◆ **PROMPT**
Nothing after the line with "import * as" belongs in the copy; extract the lines below from the top through that line, pictures left out.

◆ **MATERIAL**
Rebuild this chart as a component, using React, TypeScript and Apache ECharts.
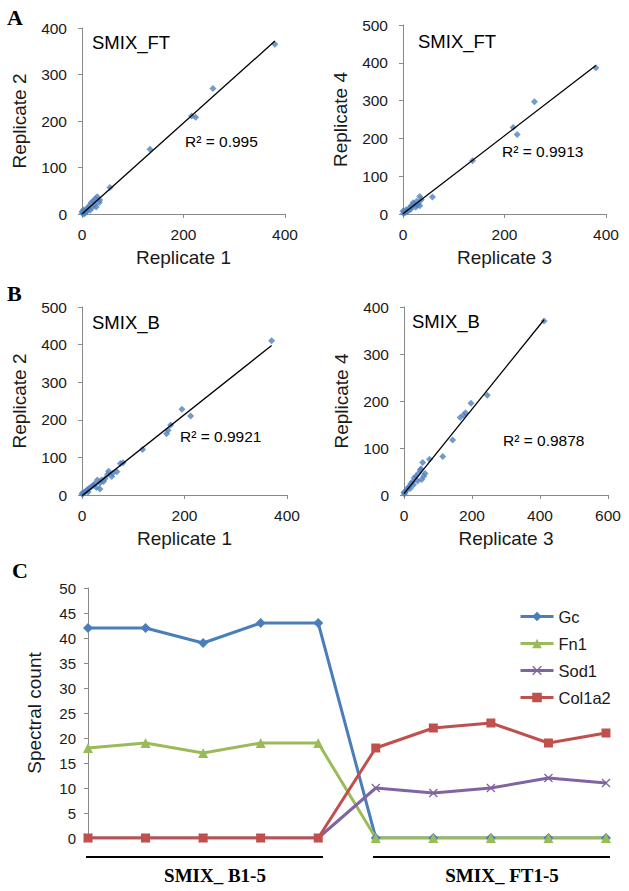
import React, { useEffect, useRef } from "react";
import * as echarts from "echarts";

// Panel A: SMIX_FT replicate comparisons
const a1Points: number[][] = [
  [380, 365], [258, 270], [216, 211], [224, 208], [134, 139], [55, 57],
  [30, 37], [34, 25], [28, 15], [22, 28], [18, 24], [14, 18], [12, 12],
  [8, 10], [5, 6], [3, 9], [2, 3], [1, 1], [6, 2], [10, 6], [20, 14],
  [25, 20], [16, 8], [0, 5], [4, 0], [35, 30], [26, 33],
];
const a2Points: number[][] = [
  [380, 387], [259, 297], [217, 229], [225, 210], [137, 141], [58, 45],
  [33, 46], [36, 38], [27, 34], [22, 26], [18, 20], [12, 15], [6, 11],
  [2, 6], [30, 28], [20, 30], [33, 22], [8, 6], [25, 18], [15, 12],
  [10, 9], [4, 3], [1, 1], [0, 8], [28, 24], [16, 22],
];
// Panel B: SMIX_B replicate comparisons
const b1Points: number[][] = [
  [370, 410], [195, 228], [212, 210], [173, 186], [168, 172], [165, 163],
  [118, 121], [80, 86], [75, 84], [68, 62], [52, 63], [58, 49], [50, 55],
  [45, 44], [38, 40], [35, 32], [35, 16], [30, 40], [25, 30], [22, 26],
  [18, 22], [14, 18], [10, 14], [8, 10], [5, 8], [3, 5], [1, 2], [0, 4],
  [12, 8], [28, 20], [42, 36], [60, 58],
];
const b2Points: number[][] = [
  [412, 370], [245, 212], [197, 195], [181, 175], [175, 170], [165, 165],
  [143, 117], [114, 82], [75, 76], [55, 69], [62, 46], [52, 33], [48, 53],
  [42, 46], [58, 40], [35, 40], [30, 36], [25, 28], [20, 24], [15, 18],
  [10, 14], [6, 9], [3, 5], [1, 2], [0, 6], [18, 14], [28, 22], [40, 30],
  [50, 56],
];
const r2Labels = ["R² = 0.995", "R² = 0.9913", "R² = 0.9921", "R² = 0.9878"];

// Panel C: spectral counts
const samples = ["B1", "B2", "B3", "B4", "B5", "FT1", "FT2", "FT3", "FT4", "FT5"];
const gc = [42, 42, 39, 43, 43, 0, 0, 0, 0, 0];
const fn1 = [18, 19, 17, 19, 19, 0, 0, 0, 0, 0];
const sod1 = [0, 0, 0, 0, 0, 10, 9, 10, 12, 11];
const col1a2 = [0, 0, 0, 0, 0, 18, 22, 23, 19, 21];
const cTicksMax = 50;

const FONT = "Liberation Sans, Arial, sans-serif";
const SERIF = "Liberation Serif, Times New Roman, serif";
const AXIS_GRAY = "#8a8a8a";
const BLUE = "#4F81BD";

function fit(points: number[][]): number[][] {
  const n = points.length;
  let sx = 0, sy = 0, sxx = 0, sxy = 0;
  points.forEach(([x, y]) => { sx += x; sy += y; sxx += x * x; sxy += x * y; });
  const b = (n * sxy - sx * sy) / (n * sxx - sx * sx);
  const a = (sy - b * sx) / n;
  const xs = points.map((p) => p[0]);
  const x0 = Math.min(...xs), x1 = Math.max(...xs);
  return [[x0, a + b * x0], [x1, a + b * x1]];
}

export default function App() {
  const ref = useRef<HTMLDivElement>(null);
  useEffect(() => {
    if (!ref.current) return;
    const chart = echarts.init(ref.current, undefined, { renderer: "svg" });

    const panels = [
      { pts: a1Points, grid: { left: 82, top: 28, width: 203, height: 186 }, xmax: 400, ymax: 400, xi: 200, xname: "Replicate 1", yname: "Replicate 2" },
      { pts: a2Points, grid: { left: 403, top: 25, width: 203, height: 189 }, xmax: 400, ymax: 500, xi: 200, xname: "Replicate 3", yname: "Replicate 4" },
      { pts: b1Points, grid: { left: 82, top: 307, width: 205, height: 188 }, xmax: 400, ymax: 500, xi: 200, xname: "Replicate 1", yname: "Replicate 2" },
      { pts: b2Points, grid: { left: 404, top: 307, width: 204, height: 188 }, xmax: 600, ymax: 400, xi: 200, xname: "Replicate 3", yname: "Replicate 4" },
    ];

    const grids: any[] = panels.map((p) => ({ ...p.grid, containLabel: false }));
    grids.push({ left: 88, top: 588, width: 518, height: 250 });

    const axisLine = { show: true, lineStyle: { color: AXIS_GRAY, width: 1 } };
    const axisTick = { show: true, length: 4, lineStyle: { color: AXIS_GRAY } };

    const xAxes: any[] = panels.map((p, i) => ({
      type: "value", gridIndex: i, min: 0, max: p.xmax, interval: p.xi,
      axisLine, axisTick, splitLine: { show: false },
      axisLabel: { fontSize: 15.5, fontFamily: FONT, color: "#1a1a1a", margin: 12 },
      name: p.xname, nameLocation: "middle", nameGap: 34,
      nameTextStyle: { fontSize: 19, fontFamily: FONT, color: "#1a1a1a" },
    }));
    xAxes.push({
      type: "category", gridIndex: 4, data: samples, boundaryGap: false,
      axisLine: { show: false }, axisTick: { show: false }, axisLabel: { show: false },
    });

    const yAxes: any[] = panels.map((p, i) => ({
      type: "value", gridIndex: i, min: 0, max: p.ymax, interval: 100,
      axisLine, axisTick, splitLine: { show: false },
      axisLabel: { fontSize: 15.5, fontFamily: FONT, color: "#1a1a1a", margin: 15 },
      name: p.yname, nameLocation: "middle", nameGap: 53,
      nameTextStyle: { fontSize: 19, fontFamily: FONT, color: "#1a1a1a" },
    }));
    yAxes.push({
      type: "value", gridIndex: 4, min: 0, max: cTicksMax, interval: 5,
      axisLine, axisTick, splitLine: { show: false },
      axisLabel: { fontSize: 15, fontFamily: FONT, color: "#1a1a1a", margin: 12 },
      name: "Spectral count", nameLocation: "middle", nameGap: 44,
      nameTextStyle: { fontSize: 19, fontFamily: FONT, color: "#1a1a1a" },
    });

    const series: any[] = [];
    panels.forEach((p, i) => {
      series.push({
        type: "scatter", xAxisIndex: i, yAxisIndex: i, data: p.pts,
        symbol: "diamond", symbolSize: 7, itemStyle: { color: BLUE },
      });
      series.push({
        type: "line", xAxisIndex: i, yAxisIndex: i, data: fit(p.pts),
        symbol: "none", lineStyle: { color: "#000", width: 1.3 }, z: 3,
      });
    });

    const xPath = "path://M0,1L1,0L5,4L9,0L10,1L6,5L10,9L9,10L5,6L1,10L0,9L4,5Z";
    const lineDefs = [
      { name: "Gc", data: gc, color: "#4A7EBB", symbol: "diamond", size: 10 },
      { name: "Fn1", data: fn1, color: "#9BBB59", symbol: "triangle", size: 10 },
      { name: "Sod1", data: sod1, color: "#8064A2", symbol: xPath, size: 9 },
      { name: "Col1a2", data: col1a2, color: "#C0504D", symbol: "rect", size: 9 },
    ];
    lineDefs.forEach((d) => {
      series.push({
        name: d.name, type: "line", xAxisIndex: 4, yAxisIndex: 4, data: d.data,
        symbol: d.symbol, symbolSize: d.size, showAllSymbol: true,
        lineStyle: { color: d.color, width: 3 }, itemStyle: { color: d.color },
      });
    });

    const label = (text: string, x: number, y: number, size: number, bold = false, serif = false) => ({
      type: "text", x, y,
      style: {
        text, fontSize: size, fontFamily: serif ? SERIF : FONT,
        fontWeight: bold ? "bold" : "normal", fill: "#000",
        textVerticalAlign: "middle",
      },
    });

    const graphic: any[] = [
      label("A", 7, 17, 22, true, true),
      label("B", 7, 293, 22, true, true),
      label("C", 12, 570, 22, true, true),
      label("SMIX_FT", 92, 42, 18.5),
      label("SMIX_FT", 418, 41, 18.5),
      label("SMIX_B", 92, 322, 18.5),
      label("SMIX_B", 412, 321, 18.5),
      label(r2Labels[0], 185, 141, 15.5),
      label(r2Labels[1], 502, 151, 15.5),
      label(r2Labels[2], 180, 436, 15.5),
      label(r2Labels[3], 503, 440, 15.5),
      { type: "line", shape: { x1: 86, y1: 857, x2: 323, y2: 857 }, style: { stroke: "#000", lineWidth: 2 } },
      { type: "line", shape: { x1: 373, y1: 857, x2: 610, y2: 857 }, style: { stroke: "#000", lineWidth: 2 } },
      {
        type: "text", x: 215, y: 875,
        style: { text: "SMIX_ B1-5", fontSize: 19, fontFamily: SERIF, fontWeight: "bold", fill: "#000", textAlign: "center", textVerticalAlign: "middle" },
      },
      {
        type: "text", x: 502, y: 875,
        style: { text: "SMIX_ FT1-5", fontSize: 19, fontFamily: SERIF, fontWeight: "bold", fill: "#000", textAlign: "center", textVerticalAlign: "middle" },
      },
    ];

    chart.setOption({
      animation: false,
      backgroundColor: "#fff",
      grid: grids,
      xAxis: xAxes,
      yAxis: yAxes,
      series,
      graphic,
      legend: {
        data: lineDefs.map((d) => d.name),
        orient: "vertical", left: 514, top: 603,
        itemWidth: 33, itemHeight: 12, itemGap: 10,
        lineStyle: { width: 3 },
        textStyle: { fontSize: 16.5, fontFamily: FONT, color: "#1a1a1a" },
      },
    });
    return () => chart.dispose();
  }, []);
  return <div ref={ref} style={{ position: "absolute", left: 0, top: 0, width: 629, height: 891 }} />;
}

◆ **EXERCISE RESULT**
Rebuild this chart as a component, using React, TypeScript and Apache ECharts.
import React, { useEffect, useRef } from "react";
import * as echarts from "echarts";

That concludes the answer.